— TASK DETAILS —
Starting at the first line of the listing below, repeat each line exactly until the line containing "const minorStep = 0.4;", which you include. Leave out pictures.

**** INFORMATION PROVIDED ****

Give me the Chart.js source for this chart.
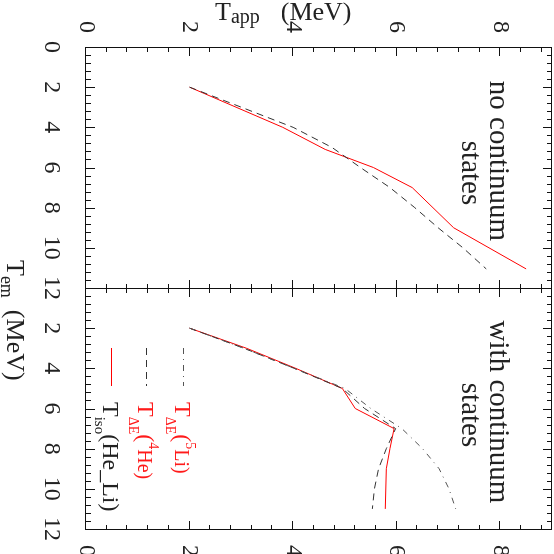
<!DOCTYPE html>
<html>
<head>
<meta charset="utf-8">
<script src="https://cdn.jsdelivr.net/npm/chart.js@4.4.0/dist/chart.umd.min.js"></script>
<style>
  html, body { margin: 0; padding: 0; background: #fff; }
  #fig { position: absolute; left: 0; top: 0; width: 554px; height: 554px;
         transform: rotate(90deg); transform-origin: 277px 277px; }
  #fig canvas { position: absolute; left: 0; top: 0; }
</style>
</head>
<body>
<div id="fig">
  <canvas id="noCont" width="554" height="554"></canvas>
  <canvas id="withCont" width="554" height="554"></canvas>
</div>
<script>
// drawn with T_em along x and T_app along y, then the whole figure is turned a quarter turn clockwise
const temTicksLeft = [0, 2, 4, 6, 8, 10, 12];
const temTicksRight = [2, 4, 6, 8, 10, 12];
const tappTicks = [0, 2, 4, 6, 8];
const minorStep = 0.4;

// no continuum states
const temIsoNo  = [2, 4, 5.1, 6, 7, 9, 11.05];
const tappIsoNo = [2, 3.8, 4.62, 5.55, 6.3, 7.1, 8.5];
const temHeNo   = [2, 4, 5, 6, 7, 8, 9, 10, 11.05];
const tappHeNo  = [2, 4.0, 4.75, 5.3, 5.87, 6.35, 6.8, 7.28, 7.73];

// with continuum states
const temLi   = [2, 3, 4, 5, 6, 7, 8, 9, 10, 11];
const tappLi  = [2, 3.05, 4.02, 5.0, 5.5, 6.1, 6.5, 6.82, 7.01, 7.14];
const temHe   = [2, 3, 4, 5, 6, 7, 8, 9, 10, 11];
const tappHe  = [2, 3.05, 4.02, 4.95, 5.38, 5.98, 5.8, 5.65, 5.57, 5.53];
const temIso  = [2, 3, 4, 5, 6, 7, 8, 9, 11];
const tappIso = [2, 3.1, 4.05, 4.95, 5.2, 5.95, 5.87, 5.8, 5.78];

const pts = (xs, ys) => xs.map((v, i) => ({x: v, y: ys[i]}));
const SERIF = '"Liberation Serif", "Times New Roman", serif';
const INK = '#222';

function drawRich(ctx, parts, x, y) {
  for (const [text, size, dy, gap] of parts) {
    x += gap || 0;
    ctx.font = size + 'px ' + SERIF;
    ctx.fillText(text, x, y + dy);
    x += ctx.measureText(text).width;
  }
}

// inward ticks on every side of the box
const boxTicks = {
  id: 'boxTicks',
  afterDraw(chart) {
    const {ctx, chartArea: a} = chart;
    const sx = chart.scales.x, sy = chart.scales.y;
    const major = v => Math.abs(v / 2 - Math.round(v / 2)) < 1e-6;
    const L = Math.round(a.left), R = Math.round(a.right);
    const T = Math.round(a.top), B = Math.round(a.bottom);
    ctx.save();
    ctx.fillStyle = '#111';
    const nx = Math.round((sx.max - sx.min) / minorStep);
    for (let i = 0; i <= nx; i++) {
      const v = sx.min + i * minorStep;
      const p = Math.round(sx.getPixelForValue(v));
      const len = major(v) ? 9 : 5;
      ctx.fillRect(p, B - len, 1, len);
      ctx.fillRect(p, T, 1, len);
    }
    const ny = Math.round((sy.max - sy.min) / minorStep);
    for (let i = 0; i <= ny; i++) {
      const v = sy.min + i * minorStep;
      const p = Math.round(sy.getPixelForValue(v));
      const len = major(v) ? 9 : 5;
      ctx.fillRect(L, p, len, 1);
      ctx.fillRect(R - len + 1, p, len, 1);
    }
    ctx.restore();
  }
};

// panel caption
const note = {
  id: 'note',
  afterDraw(chart, args, opts) {
    const {ctx} = chart;
    ctx.save();
    ctx.fillStyle = INK;
    ctx.textAlign = 'center';
    ctx.font = '29px ' + SERIF;
    opts.lines.forEach(([t, cx, by]) => ctx.fillText(t, cx, by));
    ctx.restore();
  }
};

// legend inside the right panel, styles read from the datasets
const innerLegend = {
  id: 'innerLegend',
  afterDraw(chart, args, opts) {
    if (!opts.rows) return;
    const {ctx, chartArea: a} = chart;
    ctx.save();
    opts.rows.forEach((row, i) => {
      const ds = chart.data.datasets[i];
      const yy = Math.round(a.top + row.dy) + 0.5;
      ctx.strokeStyle = ds.borderColor;
      ctx.lineWidth = 1;
      ctx.setLineDash(ds.borderDash || []);
      ctx.beginPath();
      ctx.moveTo(a.left + 60, yy);
      ctx.lineTo(a.left + 98, yy);
      ctx.stroke();
      ctx.setLineDash([]);
      ctx.fillStyle = row.color;
      drawRich(ctx, row.parts, a.left + 114, yy + 8);
    });
    ctx.restore();
  }
};

// axis titles (written once, on the first canvas)
const titles = {
  id: 'titles',
  afterDraw(chart, args, opts) {
    if (!opts.show) return;
    const {ctx} = chart;
    ctx.save();
    ctx.fillStyle = INK;
    ctx.textBaseline = 'alphabetic';
    drawRich(ctx, [['T', 26, 0], ['em', 18, 6], ['(MeV)', 26, 0, 12]], 260, 547);
    ctx.translate(20, 339);
    ctx.rotate(-Math.PI / 2);
    drawRich(ctx, [['T', 26, 0], ['app', 20, 3, 0], ['(MeV)', 26, 0, 21]], 0, 0);
    ctx.restore();
  }
};

const edge = {display: true, color: '#111', width: 1};

function panel(id, temTicks, yPos, pad, datasets, plugOpts) {
  const yOpp = yPos === 'left' ? 'right' : 'left';
  return new Chart(document.getElementById(id), {
    type: 'scatter',
    data: {datasets},
    options: {
      responsive: false,
      animation: false,
      devicePixelRatio: 1,
      layout: {padding: pad},
      scales: {
        x: {
          type: 'linear', position: 'bottom', min: 0, max: 12,
          grid: {display: false}, border: edge,
          afterBuildTicks: s => { s.ticks = temTicks.map(v => ({value: v})); },
          afterFit: s => { s.height = 86; s.paddingLeft = 0; s.paddingRight = 0; },
          ticks: {autoSkip: false, maxRotation: 0, padding: 12, color: INK,
                  font: {family: SERIF, size: 24}}
        },
        xTop: {
          type: 'linear', position: 'top', min: 0, max: 12,
          grid: {display: false}, border: edge, ticks: {display: false},
          afterFit: s => { s.height = 0; s.paddingLeft = 0; s.paddingRight = 0; }
        },
        y: {
          type: 'linear', position: yPos, min: 0, max: 9,
          grid: {display: false}, border: edge,
          afterBuildTicks: s => { s.ticks = tappTicks.map(v => ({value: v})); },
          afterFit: s => {
            s.width = yPos === 'left' ? 47 : 25;
            s.paddingTop = 0; s.paddingBottom = 0;
          },
          ticks: {autoSkip: false, padding: yPos === 'left' ? 6 : 8, color: INK,
                  font: {family: SERIF, size: 24}}
        },
        yOpp: {
          type: 'linear', position: yOpp, min: 0, max: 9,
          grid: {display: false}, border: edge, ticks: {display: false},
          afterFit: s => { s.width = 0; s.paddingTop = 0; s.paddingBottom = 0; }
        }
      },
      plugins: Object.assign({legend: {display: false}, tooltip: {enabled: false}}, plugOpts)
    },
    plugins: [boxTicks, note, innerLegend, titles]
  });
}

const line = (label, data, color, dash) => ({
  label, data, showLine: true, borderColor: color, borderDash: dash,
  borderWidth: 1, pointRadius: 0, tension: 0, fill: false
});

panel('noCont', temTicksLeft, 'left', {top: 2, right: 266},
  [
    line('T_ΔE(4He)', pts(temHeNo, tappHeNo), '#333', [7, 5]),
    line('T_iso(He_Li)', pts(temIsoNo, tappIsoNo), '#ff0000', [])
  ],
  {
    note: {lines: [['no continuum', 161, 64], ['states', 173, 92]]},
    innerLegend: {},
    titles: {show: true}
  });

panel('withCont', temTicksRight, 'right', {top: 2, left: 288},
  [
    line('T_ΔE(5Li)', pts(temLi, tappLi), '#555', [6, 5, 1, 5]),
    line('T_ΔE(4He)', pts(temHe, tappHe), '#333', [7, 5]),
    line('T_iso(He_Li)', pts(temIso, tappIso), '#ff0000', [])
  ],
  {
    note: {lines: [['with continuum', 412, 64], ['states', 415, 92]]},
    innerLegend: {rows: [
      {dy: 368, color: '#ff1a1a', parts: [['T', 24, 0], ['ΔE', 14, 9], ['(', 24, 0], ['5', 14, -11], ['Li)', 20, 0]]},
      {dy: 405, color: '#ff1a1a', parts: [['T', 24, 0], ['ΔE', 14, 9], ['(', 24, 0], ['4', 14, -11], ['He)', 20, 0]]},
      {dy: 440, color: INK, parts: [['T', 24, 0], ['iso', 15, 8], ['(He_Li)', 24, 0]]}
    ]},
    titles: {show: false}
  });
</script>
</body>
</html>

****

— TASK RESPONSE —
Give me the Chart.js source for this chart.
<!DOCTYPE html>
<html>
<head>
<meta charset="utf-8">
<script src="https://cdn.jsdelivr.net/npm/chart.js@4.4.0/dist/chart.umd.min.js"></script>
<style>
  html, body { margin: 0; padding: 0; background: #fff; }
  #fig { position: absolute; left: 0; top: 0; width: 554px; height: 554px;
         transform: rotate(90deg); transform-origin: 277px 277px; }
  #fig canvas { position: absolute; left: 0; top: 0; }
</style>
</head>
<body>
<div id="fig">
  <canvas id="noCont" width="554" height="554"></canvas>
  <canvas id="withCont" width="554" height="554"></canvas>
</div>
<script>
// drawn with T_em along x and T_app along y, then the whole figure is turned a quarter turn clockwise
const temTicksLeft = [0, 2, 4, 6, 8, 10, 12];
const temTicksRight = [2, 4, 6, 8, 10, 12];
const tappTicks = [0, 2, 4, 6, 8];
const minorStep = 0.4;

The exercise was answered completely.